HKMA Chief Executive Eddie Yue stressed that the regulator will take a steady approach. Decisions on new approvals will depend on the real-world performance of the first two issuers, including their risk management, operational controls, and market response. Despite receiving 36 applications last year, only two were approved, highlighting the high bar set for entry.
The regulatory framework imposes strict requirements. Issuers must maintain at least HKD 25 million (about USD 3.2 million) in paid-up capital and hold 100% reserves in high-quality liquid assets such as bank deposits or short-term government securities. These reserves must be segregated and support redemption at par value, typically within one business day. Cross-border stablecoin services require clearance from foreign regulators. Additionally, identity verification is mandatory for transfers above HKD 8,000 (~USD 1,000), even for users without direct accounts with the issuer.

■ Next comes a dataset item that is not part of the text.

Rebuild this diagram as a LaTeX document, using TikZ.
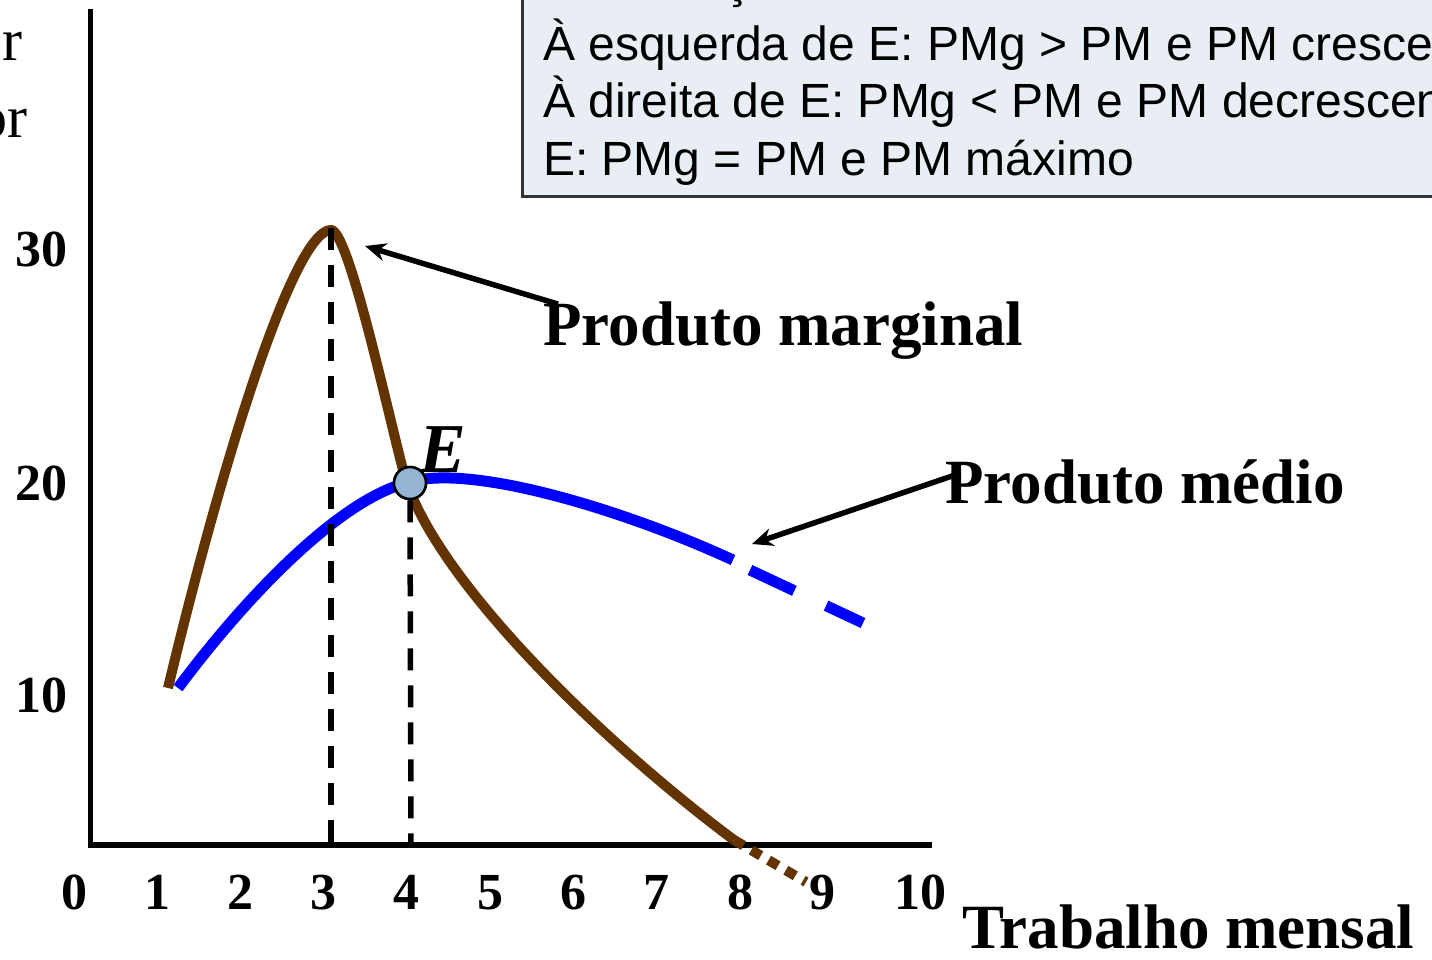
\documentclass[tikz,border=0pt]{standalone}
\usepackage{fontspec}
\setmainfont{Liberation Serif}
\newfontfamily\notefont{Liberation Sans}
\usetikzlibrary{arrows.meta}
\definecolor{pmgbrown}{RGB}{99,51,0}
\definecolor{boxfill}{RGB}{233,237,244}
\definecolor{boxline}{RGB}{51,51,51}
\definecolor{pointfill}{RGB}{147,180,210}
\tikzset{
  > = {Stealth[length=21pt,width=18pt]},
  axis line/.style = {line width=5.5pt},
  guide line/.style = {line width=5.5pt, dash pattern=on 22pt off 15pt},
  marginal curve/.style = {pmgbrown, line width=10pt},
  average curve/.style = {blue, line width=11pt},
  pointer/.style = {->, line width=5.5pt},
  tick label/.style = {inner sep=0pt, font=\fontsize{52}{60}\selectfont\bfseries},
  curve label/.style = {inner sep=0pt, anchor=base west, font=\fontsize{63}{70}\selectfont\bfseries},
  note line/.style = {inner sep=0pt, anchor=base west, font=\notefont\fontsize{48}{57}\selectfont},
}

\begin{document}
\begin{tikzpicture}[x=1pt, y=-1pt]

  %% frame of the picture
  \useasboundingbox (0,0) rectangle (1432,959);
  \clip (0,0) rectangle (1432,959);

  %% define coordinates
  \coordinate (origin) at (90.5,845);
  \coordinate (ytop) at (90.5,9);
  \coordinate (xend) at (932,845);
  \coordinate (peak) at (331,230);
  \coordinate (foot3) at (331,845);
  \coordinate (foot4) at (411,845);
  \coordinate (pmg tip) at (365,246);
  \coordinate (pm tip) at (752,544);

  % notes box
  \draw[boxline, fill=boxfill, line width=3pt] (522,-30) rectangle (1460,196);
  \node[note line] (obs0) at (543,-3) {Observações};
  \node[note line] (obs1) at (543,60) {À esquerda de E: PMg > PM e PM crescente};
  \node[note line] (obs2) at (543,117.5) {À direita de E: PMg < PM e PM decrescente};
  \node[note line] (obs3) at (543,175) {E: PMg = PM e PM máximo};

  % cut y axis title
  \node[inner sep=0pt, anchor=base east, font=\fontsize{60}{66}\selectfont] (ytitle1) at (23,60) {r};
  \node[inner sep=0pt, anchor=base east, font=\fontsize{60}{66}\selectfont] (ytitle2) at (28,137) {or};

  % draw axes
  \draw[axis line] (ytop) -- (origin) -- (xend);

  % tick labels
  \foreach \n/\px in {0/74,1/157,2/240,3/323,4/406,5/490,6/573,7/656,8/740,9/822,10/920}
    \node[tick label, anchor=base] (xtick\n) at (\px,909) {\n};
  \foreach \n/\py in {10/712,20/500,30/266}
    \node[tick label, anchor=base east] (ytick\n) at (68,\py) {\n};

  % draw average product
  \draw[average curve] (178,688) .. controls (245,598) and (340,498) .. (410,482)
    .. controls (470,464) and (620,508) .. (733,560);
  \draw[average curve, dash pattern=on 49pt off 35pt] (750,570) -- (863,623);

  % draw marginal product
  \draw[marginal curve] (168,688) .. controls (228,438) and (296,230) .. (peak)
    .. controls (348,230) and (385,400) .. (403,470)
    .. controls (430,575) and (600,740) .. (734,840);
  \draw[marginal curve, dash pattern=on 11pt off 9pt] (734,840) -- (806,882);

  % point E
  \node[circle, draw, fill=pointfill, line width=2.5pt, minimum size=32pt, inner sep=0pt] (E) at (410,483) {};
  \node[inner sep=0pt, anchor=base west, font=\fontsize{70}{76}\selectfont\bfseries\itshape] (Elabel) at (419,472) {E};

  % dashed guides
  \draw[guide line] ([yshift=2pt]peak) -- (foot3);
  \draw[guide line] (E.south) -- (foot4);
  \node[circle, draw, fill=pointfill, line width=2.5pt, minimum size=32pt, inner sep=0pt] at (E) {};

  % curve labels
  \node[curve label] (pmg) at (543,345) {Produto marginal};
  \node[curve label] (pm) at (945,503) {Produto médio};
  \node[curve label] (xtitle) at (962,948) {Trabalho mensal};

  % pointers
  \draw[pointer] ([shift={(15,3)}]pmg.north west) -- (pmg tip);
  \draw[pointer] ([shift={(10,16)}]pm.north west) -- (pm tip);
\end{tikzpicture}
\end{document}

HKMA Deputy Chief Executive Daryl Chan noted that stablecoins remain a new financial instrument without a universal regulatory model. Hong Kong is coordinating with international bodies like the Financial Stability Board to refine its supervisory approach. The controlled rollout, while restrictive, is designed to limit systemic risks and establish benchmarks for future entrants, potentially strengthening Hong Kong’s role as a bridge between institutional finance and the digital asset ecosystem.